_Information provided_:

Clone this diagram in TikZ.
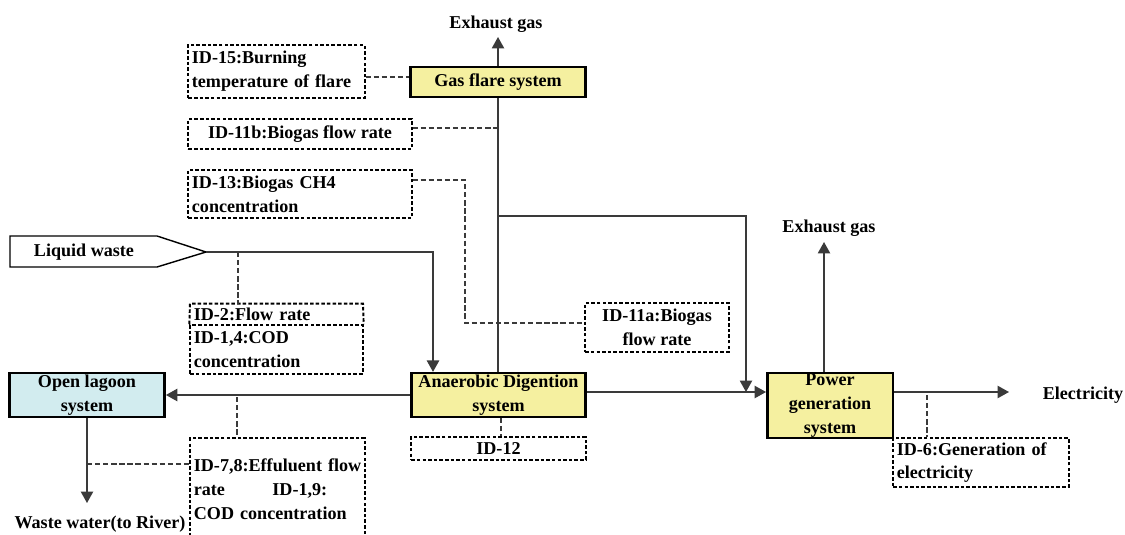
\documentclass[tikz,border=0pt]{standalone}
\usepackage{fontspec}
\setmainfont{Liberation Serif}
\usetikzlibrary{arrows.meta,calc}
\definecolor{boxyellow}{HTML}{F5F0A0}
\definecolor{boxcyan}{HTML}{D2ECEF}
\definecolor{linegray}{HTML}{3A3A3A}
\begin{document}
\begin{tikzpicture}[x=0.02cm,y=-0.02cm,
  every node/.style={font=\bfseries\fontsize{10.3}{13.5}\selectfont, inner sep=0pt},
  sysbox/.style={draw=black, line width=1.4pt, align=center},
  idline/.style={draw=black, line width=1.1pt, dash pattern=on 2pt off 1.2pt},
  idbox/.style={idline, inner xsep=2pt},
  conn/.style={draw=linegray, line width=0.85pt},
  arr/.style={conn, -{Triangle[width=7pt,length=6.5pt]}},
  dsh/.style={draw=linegray, line width=0.7pt, dash pattern=on 3pt off 1.6pt},
]
\clip (0,0) rectangle (1125,534);

% system boxes
\node[sysbox, fill=boxyellow, minimum width=99.8pt, minimum height=17pt] (flare) at (498,82) {Gas flare system};
\node[sysbox, fill=boxyellow, minimum width=99.2pt, minimum height=24.9pt] (ads) at (498.5,395) {Anaerobic Digention\\system};
\node[sysbox, fill=boxcyan, minimum width=88.4pt, minimum height=24.9pt] (lagoon) at (87,395) {Open lagoon\\system};
\node[sysbox, fill=boxyellow, minimum width=71.4pt, minimum height=36.8pt] (pwr) at (830,405.5) {Power\\generation\\system};

% monitoring boxes
\node[idbox, minimum height=30pt, text width=96.3pt, align=left] (id15) at (276.5,71.5) {ID-15:Burning\\temperature of flare};
\node[idbox, minimum height=17pt, minimum width=127pt, align=center] (id11b) at (300,134) {ID-11b:Biogas flow rate};
\node[idbox, minimum height=27.2pt, text width=123pt, align=left] (id13) at (300,194) {ID-13:Biogas CH4\\concentration};
\node[idbox, minimum height=27.8pt, minimum width=81.6pt, align=center] (id11a) at (657,327.5) {ID-11a:Biogas\\flow rate};
\node[idbox, minimum height=13pt, minimum width=99.2pt, align=center] (id12) at (498.5,448.5) {ID-12};
\node[inner xsep=2pt, minimum height=11.9pt, text width=94.1pt, align=left] (id2) at (276.5,314.5) {ID-2:Flow rate};
\node[idbox, minimum height=27.8pt, text width=94.1pt, align=left] (id14) at (276.5,349.5) {ID-1,4:COD\\concentration};
\draw[idline] (id14.north west) -- (id2.north west) -- (id2.north east) -- (id14.north east);
\node[idbox, minimum height=57.8pt, text width=95.2pt, align=left] (id78) at (277.5,489) {\mbox{ID-7,8:Effuluent flow}\\rate\hspace*{27pt}ID-1,9:\\COD concentration};
\node[idbox, minimum height=27.8pt, text width=95.8pt, align=left] (id6) at (981,462.5) {ID-6:Generation of\\electricity};

% labels
\node (ex1) at (496,24) {Exhaust gas};
\node (ex2) at (829,228) {Exhaust gas};
\node (elec) at (1083,395) {Electricity};
\node (ww) at (100,524) {Waste water(to River)};

% liquid waste input
\draw[line width=0.8pt] (10,236) -- (157,236) -- (206,252) -- (157,267) -- (10,267) -- cycle;
\node (lwtext) at (84,252) {Liquid waste};
\coordinate (lwtip) at (206,252);
\coordinate (lwturn) at (433,252);
\draw[arr] (lwtip) -- (lwturn) -- (lwturn |- ads.north);
\coordinate (d2) at (238,252);
\draw[dsh] (d2) -- (d2 |- id2.north);

% gas flare
\coordinate (ex1tip) at (498,37);
\draw[arr] (flare.north) -- (ex1tip);
\draw[dsh] ($(id15.east)+(0,5.5)$) -- ($(id15.east -| flare.west)+(0,5.5)$);
\draw[conn] (flare.south) -- (flare.south |- ads.north);
\draw[dsh] ($(id11b.east)+(0,-6)$) -- ($(id11b.east -| flare.south)+(0,-6)$);

% biogas branch to power
\coordinate (j1) at (498,216);
\coordinate (j2) at (746,216);
\coordinate (adsR) at ($(ads.east)+(0,-3)$);
\draw[arr] (adsR) -- (adsR -| pwr.west);
\draw[arr] (j1) -- (j2) -- (j2 |- adsR);

% CH4 / flow rate monitoring
\coordinate (d13) at (465,180);
\coordinate (d11a) at (465,323);
\draw[dsh] (id13.east |- d13) -- (d13) -- (d11a) -- (d11a -| id11a.west);

% ID-12
\draw[dsh] ($(ads.south)+(2.5,0)$) -- ($(id12.north)+(2.5,0)$);

% lagoon
\draw[arr] (ads.west) -- (ads.west -| lagoon.east);
\coordinate (d78) at (237,397);
\draw[dsh] (d78) -- (d78 |- id78.north);
\coordinate (wwtip) at (87,503);
\draw[arr] (lagoon.south) -- (wwtip);
\coordinate (d78b) at (87,464);
\draw[dsh] (d78b) -- (d78b -| id78.west);

% power generation
\coordinate (ex2tip) at (824,242);
\draw[arr] (pwr.north -| ex2tip) -- (ex2tip);
\coordinate (eltip) at (1009,392);
\draw[arr] (pwr.east |- eltip) -- (eltip);
\coordinate (d6) at (927,395);
\draw[dsh] (d6) -- (d6 |- id6.north);
\end{tikzpicture}
\end{document}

_Aim_: The data above needs to be retyped exactly, with the images left out.

_Response to this task_:
Clone this diagram in TikZ.
\documentclass[tikz,border=0pt]{standalone}
\usepackage{fontspec}
\setmainfont{Liberation Serif}
\usetikzlibrary{arrows.meta,calc}
\definecolor{boxyellow}{HTML}{F5F0A0}
\definecolor{boxcyan}{HTML}{D2ECEF}
\definecolor{linegray}{HTML}{3A3A3A}
\begin{document}
\begin{tikzpicture}[x=0.02cm,y=-0.02cm,
  every node/.style={font=\bfseries\fontsize{10.3}{13.5}\selectfont, inner sep=0pt},
  sysbox/.style={draw=black, line width=1.4pt, align=center},
  idline/.style={draw=black, line width=1.1pt, dash pattern=on 2pt off 1.2pt},
  idbox/.style={idline, inner xsep=2pt},
  conn/.style={draw=linegray, line width=0.85pt},
  arr/.style={conn, -{Triangle[width=7pt,length=6.5pt]}},
  dsh/.style={draw=linegray, line width=0.7pt, dash pattern=on 3pt off 1.6pt},
]
\clip (0,0) rectangle (1125,534);

% system boxes
\node[sysbox, fill=boxyellow, minimum width=99.8pt, minimum height=17pt] (flare) at (498,82) {Gas flare system};
\node[sysbox, fill=boxyellow, minimum width=99.2pt, minimum height=24.9pt] (ads) at (498.5,395) {Anaerobic Digention\\system};
\node[sysbox, fill=boxcyan, minimum width=88.4pt, minimum height=24.9pt] (lagoon) at (87,395) {Open lagoon\\system};
\node[sysbox, fill=boxyellow, minimum width=71.4pt, minimum height=36.8pt] (pwr) at (830,405.5) {Power\\generation\\system};

% monitoring boxes
\node[idbox, minimum height=30pt, text width=96.3pt, align=left] (id15) at (276.5,71.5) {ID-15:Burning\\temperature of flare};
\node[idbox, minimum height=17pt, minimum width=127pt, align=center] (id11b) at (300,134) {ID-11b:Biogas flow rate};
\node[idbox, minimum height=27.2pt, text width=123pt, align=left] (id13) at (300,194) {ID-13:Biogas CH4\\concentration};
\node[idbox, minimum height=27.8pt, minimum width=81.6pt, align=center] (id11a) at (657,327.5) {ID-11a:Biogas\\flow rate};
\node[idbox, minimum height=13pt, minimum width=99.2pt, align=center] (id12) at (498.5,448.5) {ID-12};
\node[inner xsep=2pt, minimum height=11.9pt, text width=94.1pt, align=left] (id2) at (276.5,314.5) {ID-2:Flow rate};
\node[idbox, minimum height=27.8pt, text width=94.1pt, align=left] (id14) at (276.5,349.5) {ID-1,4:COD\\concentration};
\draw[idline] (id14.north west) -- (id2.north west) -- (id2.north east) -- (id14.north east);
\node[idbox, minimum height=57.8pt, text width=95.2pt, align=left] (id78) at (277.5,489) {\mbox{ID-7,8:Effuluent flow}\\rate\hspace*{27pt}ID-1,9:\\COD concentration};
\node[idbox, minimum height=27.8pt, text width=95.8pt, align=left] (id6) at (981,462.5) {ID-6:Generation of\\electricity};

% labels
\node (ex1) at (496,24) {Exhaust gas};
\node (ex2) at (829,228) {Exhaust gas};
\node (elec) at (1083,395) {Electricity};
\node (ww) at (100,524) {Waste water(to River)};

% liquid waste input
\draw[line width=0.8pt] (10,236) -- (157,236) -- (206,252) -- (157,267) -- (10,267) -- cycle;
\node (lwtext) at (84,252) {Liquid waste};
\coordinate (lwtip) at (206,252);
\coordinate (lwturn) at (433,252);
\draw[arr] (lwtip) -- (lwturn) -- (lwturn |- ads.north);
\coordinate (d2) at (238,252);
\draw[dsh] (d2) -- (d2 |- id2.north);

% gas flare
\coordinate (ex1tip) at (498,37);
\draw[arr] (flare.north) -- (ex1tip);
\draw[dsh] ($(id15.east)+(0,5.5)$) -- ($(id15.east -| flare.west)+(0,5.5)$);
\draw[conn] (flare.south) -- (flare.south |- ads.north);
\draw[dsh] ($(id11b.east)+(0,-6)$) -- ($(id11b.east -| flare.south)+(0,-6)$);

% biogas branch to power
\coordinate (j1) at (498,216);
\coordinate (j2) at (746,216);
\coordinate (adsR) at ($(ads.east)+(0,-3)$);
\draw[arr] (adsR) -- (adsR -| pwr.west);
\draw[arr] (j1) -- (j2) -- (j2 |- adsR);

% CH4 / flow rate monitoring
\coordinate (d13) at (465,180);
\coordinate (d11a) at (465,323);
\draw[dsh] (id13.east |- d13) -- (d13) -- (d11a) -- (d11a -| id11a.west);

% ID-12
\draw[dsh] ($(ads.south)+(2.5,0)$) -- ($(id12.north)+(2.5,0)$);

% lagoon
\draw[arr] (ads.west) -- (ads.west -| lagoon.east);
\coordinate (d78) at (237,397);
\draw[dsh] (d78) -- (d78 |- id78.north);
\coordinate (wwtip) at (87,503);
\draw[arr] (lagoon.south) -- (wwtip);
\coordinate (d78b) at (87,464);
\draw[dsh] (d78b) -- (d78b -| id78.west);

% power generation
\coordinate (ex2tip) at (824,242);
\draw[arr] (pwr.north -| ex2tip) -- (ex2tip);
\coordinate (eltip) at (1009,392);
\draw[arr] (pwr.east |- eltip) -- (eltip);
\coordinate (d6) at (927,395);
\draw[dsh] (d6) -- (d6 |- id6.north);
\end{tikzpicture}
\end{document}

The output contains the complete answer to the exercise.